Friday, February 19, 2010

Carrying On...

OK, so that first post wasn't quite what I wanted it to be, mostly because I am a little scatterbrained. I am leaving it as is, because it is pretty representative of what it's like to live in my head. It's crowded in there, what with all the movie quotes and ideas for cakes I wanna make, chores I have to do, bus schedules and annoying commercial jingles.

First, I wanted to post a link to the Shakesville post that inspired me to start this project. Here's a quote for the TL;DR crowd:

"Making the personal public and political is serious business. Because women's stories aren't told, it's incumbent upon female feminists to tell their own stories, to fill that void, to be unrepentant and loquacious raconteurs every chance we get, to talk about our bodies, our struggles, our triumphs, our needs, our lives in every aspect."

Apparently I don't know how to do block quotes here yet, either. This will all come in time (I hope). Anyways, I figure that as a big ol' queer, and also a lady, and many other things that aren't usually included as options on forms, I might add my voice to the "cacophony".

Now, I do intend to moderate comments here. I want this to be a relatively safe space, so I won't allow any slurs, I would like to avoid ableist language, etc. If you make an assy comment, I'll probably remove it. Take that as you will.

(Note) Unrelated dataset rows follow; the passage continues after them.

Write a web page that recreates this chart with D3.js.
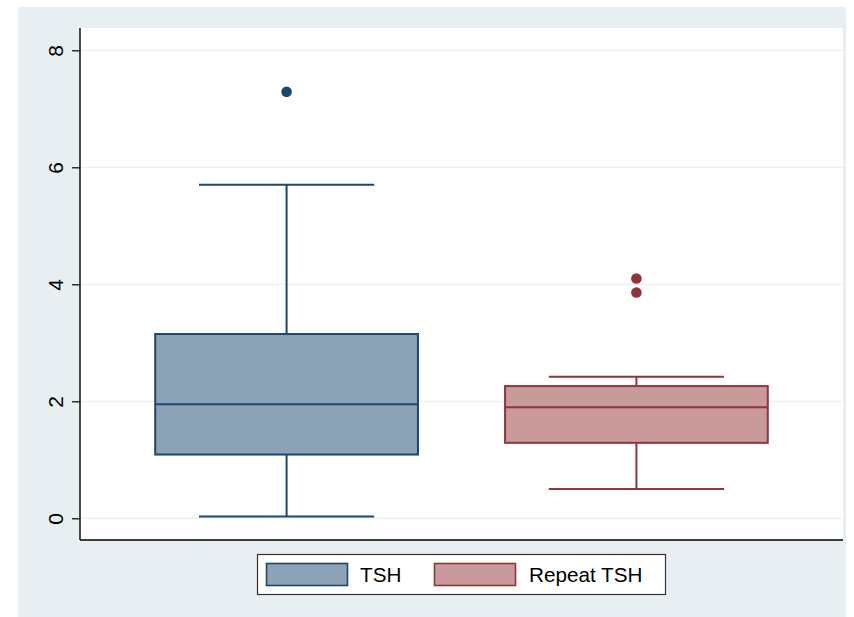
<!DOCTYPE html>
<html>
<head>
<meta charset="utf-8">
<script src="https://cdn.jsdelivr.net/npm/d3@7"></script>
<style>
  html, body { margin: 0; padding: 0; background: #ffffff; }
  svg { display: block; font-family: "Liberation Sans", Arial, Helvetica, sans-serif; }
</style>
</head>
<body>
<svg id="chart" width="854" height="617"></svg>
<script>
// Box-plot summaries for each measurement
const groups = ["TSH", "Repeat TSH"];
const lowerWhisker = [0.03, 0.50];
const q1 = [1.09, 1.29];
const median = [1.95, 1.90];
const q3 = [3.15, 2.26];
const upperWhisker = [5.70, 2.42];
const outliers = [[7.29], [4.10, 3.86]];
const yTicks = [0, 2, 4, 6, 8];

const strokeColors = ["#1a476f", "#90353b"];
const fillColors = ["#8ca3b7", "#c89a9c"];

const svg = d3.select("#chart");

// outer panel
svg.append("rect").attr("x", 18).attr("y", 7).attr("width", 828).attr("height", 610)
  .attr("fill", "#e8eff2");

const plot = { left: 80, right: 843, top: 28, bottom: 540 };
svg.append("rect").attr("x", plot.left).attr("y", plot.top)
  .attr("width", plot.right - plot.left).attr("height", plot.bottom - plot.top)
  .attr("fill", "#ffffff");

const y = d3.scaleLinear().domain([0, 8]).range([518.3, 50.3]);
const x = d3.scaleBand().domain(groups).range([plot.left, plot.right])
  .paddingInner(0.249).paddingOuter(0.215);

// grid lines
svg.append("g").selectAll("line").data(yTicks).join("line")
  .attr("x1", plot.left).attr("x2", plot.right)
  .attr("y1", d => y(d)).attr("y2", d => y(d))
  .attr("stroke", "#eaf1f3").attr("stroke-width", 1.3);

// y axis
const yAxis = d3.axisLeft(y).tickValues(yTicks).tickSize(8).tickPadding(9).tickFormat(d3.format("d"));
const gy = svg.append("g").attr("transform", `translate(${plot.left},0)`).call(yAxis);
gy.select(".domain").remove();
gy.selectAll(".tick line").attr("stroke", "#000").attr("stroke-width", 1.2);
gy.selectAll(".tick text")
  .attr("font-size", 21).attr("fill", "#000")
  .attr("text-anchor", "middle")
  .attr("x", null).attr("dy", null)
  .attr("transform", "translate(-17,0) rotate(-90)")
  .attr("y", 0).attr("dominant-baseline", "auto");

// axis lines
svg.append("line").attr("x1", plot.left).attr("x2", plot.left)
  .attr("y1", plot.top).attr("y2", plot.bottom)
  .attr("stroke", "#000").attr("stroke-width", 1.4);
svg.append("line").attr("x1", plot.left).attr("x2", plot.right)
  .attr("y1", plot.bottom).attr("y2", plot.bottom)
  .attr("stroke", "#000").attr("stroke-width", 1.4);

// boxes
groups.forEach((g, i) => {
  const x0 = x(g), bw = x.bandwidth(), cx = x0 + bw / 2, capW = bw * 2 / 3;
  const gg = svg.append("g");
  const sc = strokeColors[i];
  // whiskers
  gg.append("line").attr("x1", cx).attr("x2", cx).attr("y1", y(q3[i])).attr("y2", y(upperWhisker[i]))
    .attr("stroke", sc).attr("stroke-width", 2);
  gg.append("line").attr("x1", cx).attr("x2", cx).attr("y1", y(q1[i])).attr("y2", y(lowerWhisker[i]))
    .attr("stroke", sc).attr("stroke-width", 2);
  gg.append("line").attr("x1", cx - capW / 2).attr("x2", cx + capW / 2)
    .attr("y1", y(upperWhisker[i])).attr("y2", y(upperWhisker[i]))
    .attr("stroke", sc).attr("stroke-width", 2);
  gg.append("line").attr("x1", cx - capW / 2).attr("x2", cx + capW / 2)
    .attr("y1", y(lowerWhisker[i])).attr("y2", y(lowerWhisker[i]))
    .attr("stroke", sc).attr("stroke-width", 2);
  // box
  gg.append("rect").attr("x", x0).attr("y", y(q3[i]))
    .attr("width", bw).attr("height", y(q1[i]) - y(q3[i]))
    .attr("fill", fillColors[i]).attr("stroke", sc).attr("stroke-width", 2);
  gg.append("line").attr("x1", x0).attr("x2", x0 + bw)
    .attr("y1", y(median[i])).attr("y2", y(median[i]))
    .attr("stroke", sc).attr("stroke-width", 2);
  // outside values
  gg.selectAll("circle").data(outliers[i]).join("circle")
    .attr("cx", cx).attr("cy", d => y(d)).attr("r", 5.3)
    .attr("fill", sc);
});

// legend
const legend = svg.append("g");
legend.append("rect").attr("x", 257.5).attr("y", 554.5).attr("width", 408).attr("height", 40)
  .attr("fill", "#ffffff").attr("stroke", "#333").attr("stroke-width", 1.2);
const legendItems = [
  { swatchX: 266.5, textX: 360 },
  { swatchX: 434.5, textX: 529 }
];
groups.forEach((g, i) => {
  legend.append("rect").attr("x", legendItems[i].swatchX).attr("y", 563.5)
    .attr("width", 81).attr("height", 22)
    .attr("fill", fillColors[i]).attr("stroke", strokeColors[i]).attr("stroke-width", 1.6);
  legend.append("text").attr("x", legendItems[i].textX).attr("y", 582)
    .attr("font-size", 20.7).attr("fill", "#000").text(g);
});
</script>
</body>
</html>
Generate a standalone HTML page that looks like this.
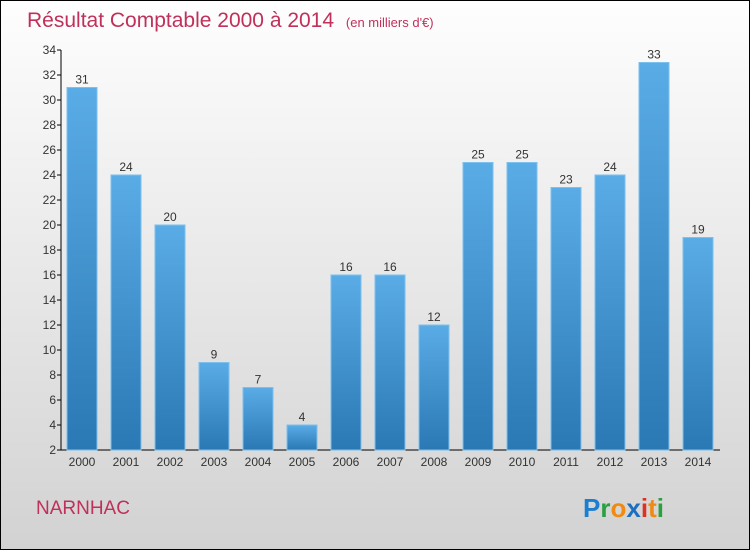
<!DOCTYPE html>
<html><head><meta charset="utf-8"><style>
html,body{margin:0;padding:0;}
body{width:750px;height:550px;overflow:hidden;font-family:"Liberation Sans",sans-serif;}
</style></head><body>
<svg id="chart" width="750" height="550" xmlns="http://www.w3.org/2000/svg">
<defs>
<linearGradient id="bg" x1="0" y1="0" x2="0" y2="1"><stop offset="0" stop-color="#fefefe"/><stop offset="1" stop-color="#d2d2d2"/></linearGradient>
<linearGradient id="bar" x1="0" y1="0" x2="0" y2="1"><stop offset="0" stop-color="#5aace6"/><stop offset="1" stop-color="#2a78b4"/></linearGradient>
</defs>
<rect x="0.5" y="0.5" width="749" height="549" fill="url(#bg)" stroke="#000"/>
<text x="27" y="27" font-size="21" fill="#c0305a">Résultat Comptable 2000 à 2014 <tspan font-size="13" dx="6">(en milliers d'€)</tspan></text>
<g id="plot"></g>
<text x="36" y="514" font-size="19" fill="#c0305a">NARNHAC</text>
<g font-size="26" font-weight="bold" font-family="'Liberation Sans',sans-serif">
<text x="583" y="517"><tspan fill="#1a7fd0">P</tspan><tspan fill="#2aa040">r</tspan><tspan fill="#f08a10">o</tspan><tspan fill="#1a6fc0">x</tspan><tspan fill="#e03020">i</tspan><tspan fill="#f08a10">t</tspan><tspan fill="#2aa040">i</tspan></text>
</g>
</svg>
<script>
const years=["2000","2001","2002","2003","2004","2005","2006","2007","2008","2009","2010","2011","2012","2013","2014"];
const values=[31,24,20,9,7,4,16,16,12,25,25,23,24,33,19];
const yTicks=[2,4,6,8,10,12,14,16,18,20,22,24,26,28,30,32,34];
const NS="http://www.w3.org/2000/svg";
const g=document.getElementById('plot');
const yMin=2,yMax=34,y0=450,y1=50;
function yS(v){return y0-(v-yMin)/(yMax-yMin)*(y0-y1);}
function xS(i){return 82+i*44;}
function mk(t,a,txt){const e=document.createElementNS(NS,t);for(const k in a)e.setAttribute(k,a[k]);if(txt!=null)e.textContent=txt;g.appendChild(e);return e;}
let e;
e=mk('line',{x1:61,y1:y1,x2:61,y2:y0,stroke:'#000'});


e=mk('line',{x1:61,y1:y0,x2:720,y2:y0,stroke:'#000'});


yTicks.forEach(v=>{
  const t=mk('line',{x1:57,y1:yS(v),x2:61,y2:yS(v),stroke:'#000'});
  
  
  const l=mk('text',{x:56,y:yS(v)+4,'font-size':12,fill:'#333','text-anchor':'end'},v);
  
  
});
values.forEach((v,i)=>{
  const x=xS(i);
  const b=mk('rect',{x:x-15,y:yS(v),width:30,height:y0-yS(v),fill:'url(#bar)',stroke:'#7cc0ee','stroke-width':1});
  
  
  const vl=mk('text',{x:x,y:yS(v)-4,'font-size':12,fill:'#333','text-anchor':'middle'},v);
  
  
  const xl=mk('text',{x:x,y:466,'font-size':12,fill:'#333','text-anchor':'middle'},years[i]);
  
  
});
</script>
</body></html>
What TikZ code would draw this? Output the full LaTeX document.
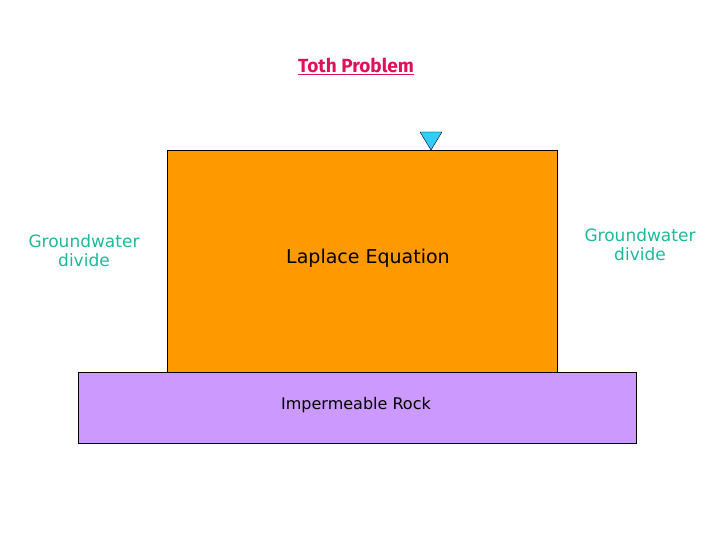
\documentclass[tikz,border=0pt]{standalone}
\usepackage{fontspec}
\setmainfont{DejaVu Sans}
\newfontfamily\titlefont{Fira Sans}
\usetikzlibrary{positioning}
\definecolor{aquifer}{HTML}{FF9900}
\definecolor{rock}{HTML}{CC99FF}
\definecolor{divide}{HTML}{1FB89A}
\definecolor{titlered}{HTML}{E0105A}
\definecolor{water}{HTML}{33CCFF}
\begin{document}
\begin{tikzpicture}[x=1pt, y=-1pt]
	\tikzstyle{block}=[draw, thick, inner sep=0pt, anchor=north west];
	\tikzstyle{lab}=[font=\fontsize{17}{19}\selectfont, text=divide, align=center];
	\useasboundingbox (0,0) rectangle (720,540);
	\node[block, fill=aquifer, minimum width=390pt, minimum height=222pt] (aq) at (167,150) {};
	\node[block, fill=rock, minimum width=558pt, minimum height=71pt] (rk) at (78,372) {};
	\node[font=\fontsize{19}{21}\selectfont] (lap) at (368,258) {Laplace Equation};
	\node[font=\fontsize{16}{18}\selectfont] (imp) at (356,405) {Impermeable Rock};
	\node[lab] (ldiv) at (84,251) {Groundwater\\divide};
	\node[lab] (rdiv) at (640,245) {Groundwater\\divide};
	\node[font=\titlefont\bfseries\fontsize{19}{21}\selectfont, text=titlered] (title) at (356,66) {\underline{Toth Problem}};
	% water table marker
	\draw[fill=water] (420,132) -- (442,132) -- (431,150) -- cycle;
\end{tikzpicture}
\end{document}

I do intend to include and encourage frank discussion on whatever I post by whoever would like to join in and can handle being respectful of others despite the relative anonymity inherent in posting in the blaggerwebs. To warn folks, this might include, and certainly won't be limited to: women's experiences of sexism, GLBTQ folks' experiences of general hatefulness, and everyone's experiences of the things that go into, come out of, and happen regarding their bodies. These things will all be tagged and will be included in the titles of the posts, so feel free to avoid whatever skeeves you out/triggers you/offends you/whatevs.

Now, for some fun stuff! Here are some specific things I plan to bloggerize about in the next week or so:

-The reason for the name of this blog.
-Bein' a big ol' queer (identifying as a bisexual woman)
-The road to fat acceptance
-Periods.
-Fictional women I admire
-My growing interest in neo-pagan religions
-Rape culture

OK, some of that will be fun.

Hm. I guess that's all I want to say for now. Actually I wanna say all that stuff, too, but I'm pretty sure that if I just do all that, I will not get any sleep tonight and then I will be out of interesting stuff to say. If any of it even turns out interesting to begin with.

So tune in again if you're interested, and we will discuss stuff!

Make Rocket Go Now

So I was inspired by a post on Shakesville that mentions the importance about individual women sharing their experiences. We live in a society where women's stories are not told, and where women's voices are not heard. I struggle with the idea that, in being part of a political movement, the personal must become public and political. Sometimes, one must live one's ideals.

So get ready, if you decide to follow me! I intend to blog about queer issues, feminist issues, humanist issues (such as they are), and basically what it's like to not have a voice in so many varied ways that apply to me (being a queer, feminist and female human).

I've just realised that I have to be at work in 45 minutes and I still have laundry in the dryer. You'll hear about that kinda business, too, because this is the story of all of my stuff and whatnot. Sometimes serious, and sometimes (often) snarky. Welcome to my story!